The “Decolonial Dialogue” examined how institutional colonialism impacts the GW experience for all members of the community, and what steps can be taken to dismantle systemic colonialism. The discussion also analyzed issues with institutional naming practices and the impact that those naming decisions can have.
In last year’s Student Association election, about 54 percent of students who cast ballots voted in favor of a referendum urging the university to change the university’s Colonial moniker, which the university began using in 1926. Since then, the Board of Trustees announced the launch of the Task Force on Naming, which will not consider specific naming requests but develop principles and procedures to guide the board in considering name changes.
Tuesday night’s panel, which the student-run Anything But Colonial Coalition hosted, tackled the issue of institutional names and symbols that they believe do not represent institutional values. The panel was part of GW’s annual King Week events, celebrating the life and legacy of Dr. King throughout January with thought-provoking and inspiring programming.

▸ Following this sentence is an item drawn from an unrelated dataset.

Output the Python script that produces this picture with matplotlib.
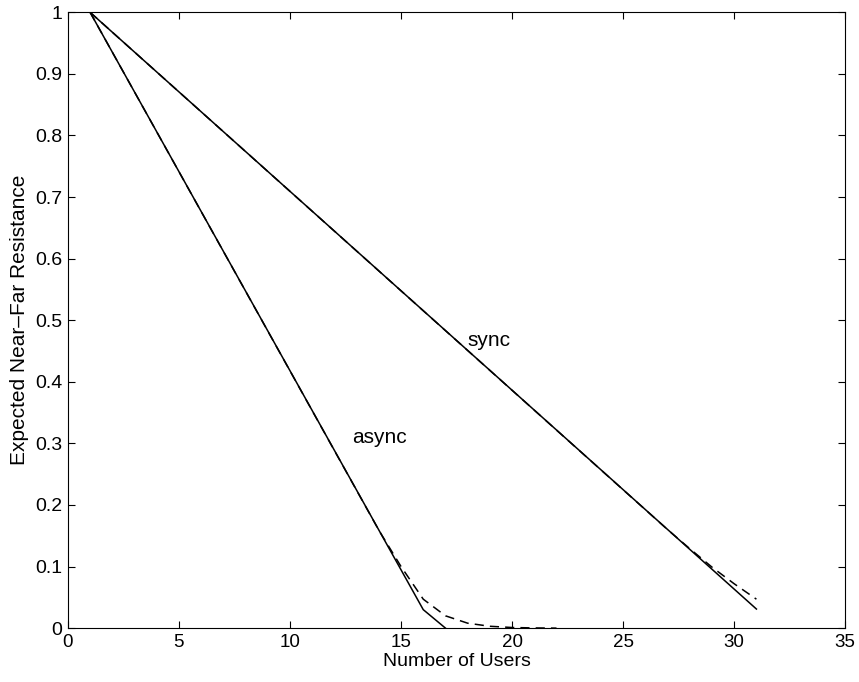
import matplotlib
matplotlib.use('Agg')
import matplotlib.pyplot as plt

plt.rcParams['font.family'] = ['Liberation Sans', 'DejaVu Sans']

# sync: solid and dashed curves
sync_x = [1, 31]
sync_y = [1.0, 0.031]
sync_d_x = [1, 27, 28, 29, 30, 31]
sync_d_y = [1.0, 0.16, 0.129, 0.099, 0.072, 0.047]

# async: solid and dashed curves
async_x = [1, 16, 17]
async_y = [1.0, 0.03, 0.0]
async_d_x = [1, 14, 15, 16, 17, 18, 19, 20, 21, 22]
async_d_y = [1.0, 0.159, 0.1, 0.047, 0.02, 0.008, 0.003, 0.001, 0.0003, 0.0]

fig = plt.figure(figsize=(8.59, 6.82), dpi=100)
ax = fig.add_axes([0.079, 0.079, 0.905, 0.903])

ax.plot(sync_d_x, sync_d_y, 'k--', lw=1.1, dashes=(6, 4))
ax.plot(async_d_x, async_d_y, 'k--', lw=1.1, dashes=(6, 4))
ax.plot(sync_x, sync_y, 'k-', lw=1.1)
ax.plot(async_x, async_y, 'k-', lw=1.1)

ax.text(18.0, 0.467, 'sync', fontsize=15, va='center')
ax.text(12.8, 0.31, 'async', fontsize=15, va='center')

ax.set_xlim(0, 35)
ax.set_ylim(0, 1)
ax.set_xticks(range(0, 36, 5))
ax.set_yticks([i / 10 for i in range(11)])
ax.set_yticklabels(['0', '0.1', '0.2', '0.3', '0.4', '0.5', '0.6', '0.7', '0.8', '0.9', '1'])
ax.tick_params(direction='in', top=True, right=True, length=5)
ax.tick_params(axis='y', labelsize=14, pad=4)
ax.tick_params(axis='x', labelsize=13.5, pad=4)
ax.set_xlabel('Number of Users', fontsize=14, labelpad=2)
ax.set_ylabel('Expected Near\u2013Far Resistance', fontsize=15, labelpad=4)

fig.savefig('out.png', dpi=100)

Jordan West, director of diversity and inclusion education at GW, said during the panel that an important part of decolonizing education is ensuring that the university is not simply welcoming to a diverse group of individuals, but showing them through actions that they all belong here in a way that reinforces an accessible campus culture for people of all identities.
She also said that it is important that institutions provide these resources without needing students to tell them that services are needed. Dr. West said that providing those accessibility measures ensures that people can feel that they deserve to be here and be their full selves while they are here.

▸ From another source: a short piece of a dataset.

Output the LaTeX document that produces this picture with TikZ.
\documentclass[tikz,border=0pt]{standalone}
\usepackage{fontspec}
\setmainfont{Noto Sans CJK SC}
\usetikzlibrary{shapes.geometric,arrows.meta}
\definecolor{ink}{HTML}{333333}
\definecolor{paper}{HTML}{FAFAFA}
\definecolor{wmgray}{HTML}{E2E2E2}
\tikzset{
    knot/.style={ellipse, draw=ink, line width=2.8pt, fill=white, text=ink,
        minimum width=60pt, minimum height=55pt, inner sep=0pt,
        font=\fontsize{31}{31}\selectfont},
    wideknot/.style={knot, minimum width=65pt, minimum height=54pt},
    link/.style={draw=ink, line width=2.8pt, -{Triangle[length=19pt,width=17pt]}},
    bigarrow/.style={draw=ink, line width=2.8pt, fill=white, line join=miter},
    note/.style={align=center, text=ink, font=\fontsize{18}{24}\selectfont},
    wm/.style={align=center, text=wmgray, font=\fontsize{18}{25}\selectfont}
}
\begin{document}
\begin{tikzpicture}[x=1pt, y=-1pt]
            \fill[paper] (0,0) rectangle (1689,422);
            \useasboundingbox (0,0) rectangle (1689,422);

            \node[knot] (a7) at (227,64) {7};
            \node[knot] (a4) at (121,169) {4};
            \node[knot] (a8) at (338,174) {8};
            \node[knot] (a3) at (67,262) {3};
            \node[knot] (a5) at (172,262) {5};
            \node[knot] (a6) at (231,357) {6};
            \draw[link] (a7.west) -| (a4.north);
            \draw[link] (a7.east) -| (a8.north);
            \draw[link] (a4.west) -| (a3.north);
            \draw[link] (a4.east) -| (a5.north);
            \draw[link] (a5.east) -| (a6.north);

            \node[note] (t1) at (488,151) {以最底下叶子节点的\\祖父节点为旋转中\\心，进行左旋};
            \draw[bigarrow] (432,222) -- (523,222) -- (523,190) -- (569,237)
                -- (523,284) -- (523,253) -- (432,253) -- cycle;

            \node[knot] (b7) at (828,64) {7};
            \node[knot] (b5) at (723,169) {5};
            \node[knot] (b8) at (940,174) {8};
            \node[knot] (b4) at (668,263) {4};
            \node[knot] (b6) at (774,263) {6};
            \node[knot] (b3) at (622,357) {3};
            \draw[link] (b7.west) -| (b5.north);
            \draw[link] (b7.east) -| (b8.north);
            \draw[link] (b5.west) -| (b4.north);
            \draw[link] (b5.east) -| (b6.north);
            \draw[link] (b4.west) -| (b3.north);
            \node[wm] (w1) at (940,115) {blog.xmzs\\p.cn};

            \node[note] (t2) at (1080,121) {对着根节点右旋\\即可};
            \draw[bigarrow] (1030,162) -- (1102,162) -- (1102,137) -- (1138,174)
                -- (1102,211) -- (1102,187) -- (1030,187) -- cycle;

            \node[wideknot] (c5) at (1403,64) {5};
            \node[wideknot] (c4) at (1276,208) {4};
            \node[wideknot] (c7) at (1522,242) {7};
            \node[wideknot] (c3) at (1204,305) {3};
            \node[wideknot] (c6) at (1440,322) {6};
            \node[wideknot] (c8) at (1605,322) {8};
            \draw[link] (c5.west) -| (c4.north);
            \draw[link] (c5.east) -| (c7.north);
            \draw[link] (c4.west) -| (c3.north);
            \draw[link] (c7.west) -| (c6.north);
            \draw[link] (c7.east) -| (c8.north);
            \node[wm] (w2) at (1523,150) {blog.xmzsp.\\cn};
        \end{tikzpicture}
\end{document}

"When you have people on a college campus who need to continuously request services, it means that we're not at a full place where we've said, 'This is what it means to be an institution of higher education,'" Dr. West said.
When thinking about institutional names and the way language is used, Dr. West suggested that the GW community spend some time asking about the history the community lives within as well as what the names mean. For Breya Johnson, a graduate student in the women’s, gender and sexuality studies program, the colonial moniker, along with controversial institutional names such as the Cloyd Heck Marvin Center, highlights the lack of acknowledgement for the groups that those people harmed.
"Everyone we uplift, we made the conscious decision that their achievements outweighed everything egregious that they ever did,” Ms. Johnson said. “In order to make that decision, they had to decide who was a human and who wasn't."
Ms. Johnson also called for direct action, saying that students have to determine what they can strategically do to make radical change that goes beyond a dialogue.
In looking at the university’s strategic planning process, which Dr. West noted has incorporated some of these sentiments, the high-impact research that the university plans to pursue and amplify must do more to have material impacts on those who have been systemically disenfranchised by colonialism, said Elizabeth Rule, assistant director of the AT&T Center for Indigenous Politics and Policy.
For Indigenous people in particular who continue to be exploited by extractive research, Dr. Rule said, it is important that researchers are particularly thoughtful in STEM and in the humanities with how that research is conducted, especially with the ways that research can reinforce power imbalances. This does not mean that researchers should shy away from that work, she said, but it is important that they go the extra mile.
“It doesn't do any good to just say, 'It's too hard to deal with these things so let's just not deal with them at all,' that puts us back at square one,” Dr. Rule said. “We need to consistently think about how those power structures and relationships are replicated through things that maybe seem benign.